• [Task statement]: Below is a listing; write it out exactly and drop any images from it.

═══ Data section

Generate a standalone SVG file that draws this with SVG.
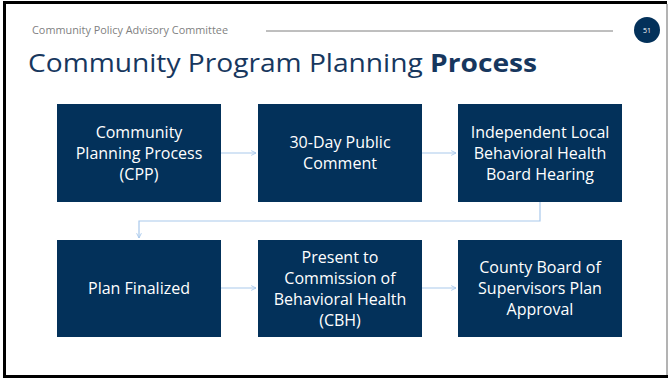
<svg xmlns="http://www.w3.org/2000/svg" width="670" height="382" viewBox="0 0 670 382">
<style>
.box{fill:#03315a}
.bt{font-family:"Open Sans","Liberation Sans",Arial,sans-serif;font-size:16px;fill:#ffffff;text-anchor:middle}
.conn{fill:none;stroke:#a9c9ec;stroke-width:1.2}
</style>
<defs>
<marker id="arr" viewBox="0 0 10 10" refX="9" refY="5" markerWidth="6" markerHeight="6" markerUnits="userSpaceOnUse" orient="auto">
<path d="M1,1 L9,5 L1,9" fill="none" stroke="#a9c9ec" stroke-width="1.5"/>
</marker>
</defs>
<rect x="0" y="0" width="670" height="382" fill="#ffffff"/>
<path d="M4.5,378 L4.5,2.5 L667,2.5" fill="none" stroke="#000" stroke-width="3"/>
<path d="M3,376.5 L668,376.5" fill="none" stroke="#000" stroke-width="3"/>
<line x1="667" y1="4" x2="667" y2="375" stroke="#9a9a9a" stroke-width="1.5"/>
<g id="header">
<text x="32" y="34" font-family="Open Sans,Liberation Sans,Arial,sans-serif" font-size="10" fill="#7f7f7f" textLength="196" lengthAdjust="spacingAndGlyphs">Community Policy Advisory Committee</text>
<line x1="266" y1="31" x2="613" y2="31" stroke="#7f7f7f" stroke-width="1"/>
<circle cx="647" cy="30" r="13" fill="#03315a"/>
<text x="647" y="33" font-family="Open Sans,Liberation Sans,Arial,sans-serif" font-size="7" fill="#ffffff" text-anchor="middle">51</text>
</g>
<text id="title" x="28" y="72" font-family="Open Sans,Liberation Sans,Arial,sans-serif" font-size="25" fill="#17375e" textLength="509" lengthAdjust="spacingAndGlyphs">Community Program Planning <tspan font-weight="bold">Process</tspan></text>
<g id="connectors">
<line class="conn" x1="221" y1="153" x2="256" y2="153" marker-end="url(#arr)"/>
<line class="conn" x1="422" y1="153" x2="456" y2="153" marker-end="url(#arr)"/>
<polyline class="conn" points="540,202 540,221 139,221 139,238" marker-end="url(#arr)"/>
<line class="conn" x1="221" y1="288" x2="256" y2="288" marker-end="url(#arr)"/>
<line class="conn" x1="422" y1="288" x2="456" y2="288" marker-end="url(#arr)"/>
</g>
<g id="n1"><rect class="box" x="57" y="104" width="164" height="98"/>
<text class="bt" x="139" y="138">Community</text><text class="bt" x="139" y="159">Planning Process</text><text class="bt" x="139" y="180">(CPP)</text></g>
<g id="n2"><rect class="box" x="258" y="104" width="164" height="98"/>
<text class="bt" x="340" y="148">30-Day Public</text><text class="bt" x="340" y="169">Comment</text></g>
<g id="n3"><rect class="box" x="458" y="104" width="164" height="98"/>
<text class="bt" x="540" y="138">Independent Local</text><text class="bt" x="540" y="159">Behavioral Health</text><text class="bt" x="540" y="180">Board Hearing</text></g>
<g id="n4"><rect class="box" x="57" y="240" width="164" height="97"/>
<text class="bt" x="139" y="294">Plan Finalized</text></g>
<g id="n5"><rect class="box" x="258" y="240" width="164" height="97"/>
<text class="bt" x="340" y="262.5">Present to</text><text class="bt" x="340" y="283.5">Commission of</text><text class="bt" x="340" y="304.5">Behavioral Health</text><text class="bt" x="340" y="325.5">(CBH)</text></g>
<g id="n6"><rect class="box" x="458" y="240" width="164" height="97"/>
<text class="bt" x="540" y="273">County Board of</text><text class="bt" x="540" y="294">Supervisors Plan</text><text class="bt" x="540" y="315">Approval</text></g>
</svg>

══════

• [Answer to this task]:
Generate a standalone SVG file that draws this with SVG.
<svg xmlns="http://www.w3.org/2000/svg" width="670" height="382" viewBox="0 0 670 382">
<style>
.box{fill:#03315a}
.bt{font-family:"Open Sans","Liberation Sans",Arial,sans-serif;font-size:16px;fill:#ffffff;text-anchor:middle}
.conn{fill:none;stroke:#a9c9ec;stroke-width:1.2}
</style>
<defs>
<marker id="arr" viewBox="0 0 10 10" refX="9" refY="5" markerWidth="6" markerHeight="6" markerUnits="userSpaceOnUse" orient="auto">
<path d="M1,1 L9,5 L1,9" fill="none" stroke="#a9c9ec" stroke-width="1.5"/>
</marker>
</defs>
<rect x="0" y="0" width="670" height="382" fill="#ffffff"/>
<path d="M4.5,378 L4.5,2.5 L667,2.5" fill="none" stroke="#000" stroke-width="3"/>
<path d="M3,376.5 L668,376.5" fill="none" stroke="#000" stroke-width="3"/>
<line x1="667" y1="4" x2="667" y2="375" stroke="#9a9a9a" stroke-width="1.5"/>
<g id="header">
<text x="32" y="34" font-family="Open Sans,Liberation Sans,Arial,sans-serif" font-size="10" fill="#7f7f7f" textLength="196" lengthAdjust="spacingAndGlyphs">Community Policy Advisory Committee</text>
<line x1="266" y1="31" x2="613" y2="31" stroke="#7f7f7f" stroke-width="1"/>
<circle cx="647" cy="30" r="13" fill="#03315a"/>
<text x="647" y="33" font-family="Open Sans,Liberation Sans,Arial,sans-serif" font-size="7" fill="#ffffff" text-anchor="middle">51</text>
</g>
<text id="title" x="28" y="72" font-family="Open Sans,Liberation Sans,Arial,sans-serif" font-size="25" fill="#17375e" textLength="509" lengthAdjust="spacingAndGlyphs">Community Program Planning <tspan font-weight="bold">Process</tspan></text>
<g id="connectors">
<line class="conn" x1="221" y1="153" x2="256" y2="153" marker-end="url(#arr)"/>
<line class="conn" x1="422" y1="153" x2="456" y2="153" marker-end="url(#arr)"/>
<polyline class="conn" points="540,202 540,221 139,221 139,238" marker-end="url(#arr)"/>
<line class="conn" x1="221" y1="288" x2="256" y2="288" marker-end="url(#arr)"/>
<line class="conn" x1="422" y1="288" x2="456" y2="288" marker-end="url(#arr)"/>
</g>
<g id="n1"><rect class="box" x="57" y="104" width="164" height="98"/>
<text class="bt" x="139" y="138">Community</text><text class="bt" x="139" y="159">Planning Process</text><text class="bt" x="139" y="180">(CPP)</text></g>
<g id="n2"><rect class="box" x="258" y="104" width="164" height="98"/>
<text class="bt" x="340" y="148">30-Day Public</text><text class="bt" x="340" y="169">Comment</text></g>
<g id="n3"><rect class="box" x="458" y="104" width="164" height="98"/>
<text class="bt" x="540" y="138">Independent Local</text><text class="bt" x="540" y="159">Behavioral Health</text><text class="bt" x="540" y="180">Board Hearing</text></g>
<g id="n4"><rect class="box" x="57" y="240" width="164" height="97"/>
<text class="bt" x="139" y="294">Plan Finalized</text></g>
<g id="n5"><rect class="box" x="258" y="240" width="164" height="97"/>
<text class="bt" x="340" y="262.5">Present to</text><text class="bt" x="340" y="283.5">Commission of</text><text class="bt" x="340" y="304.5">Behavioral Health</text><text class="bt" x="340" y="325.5">(CBH)</text></g>
<g id="n6"><rect class="box" x="458" y="240" width="164" height="97"/>
<text class="bt" x="540" y="273">County Board of</text><text class="bt" x="540" y="294">Supervisors Plan</text><text class="bt" x="540" y="315">Approval</text></g>
</svg>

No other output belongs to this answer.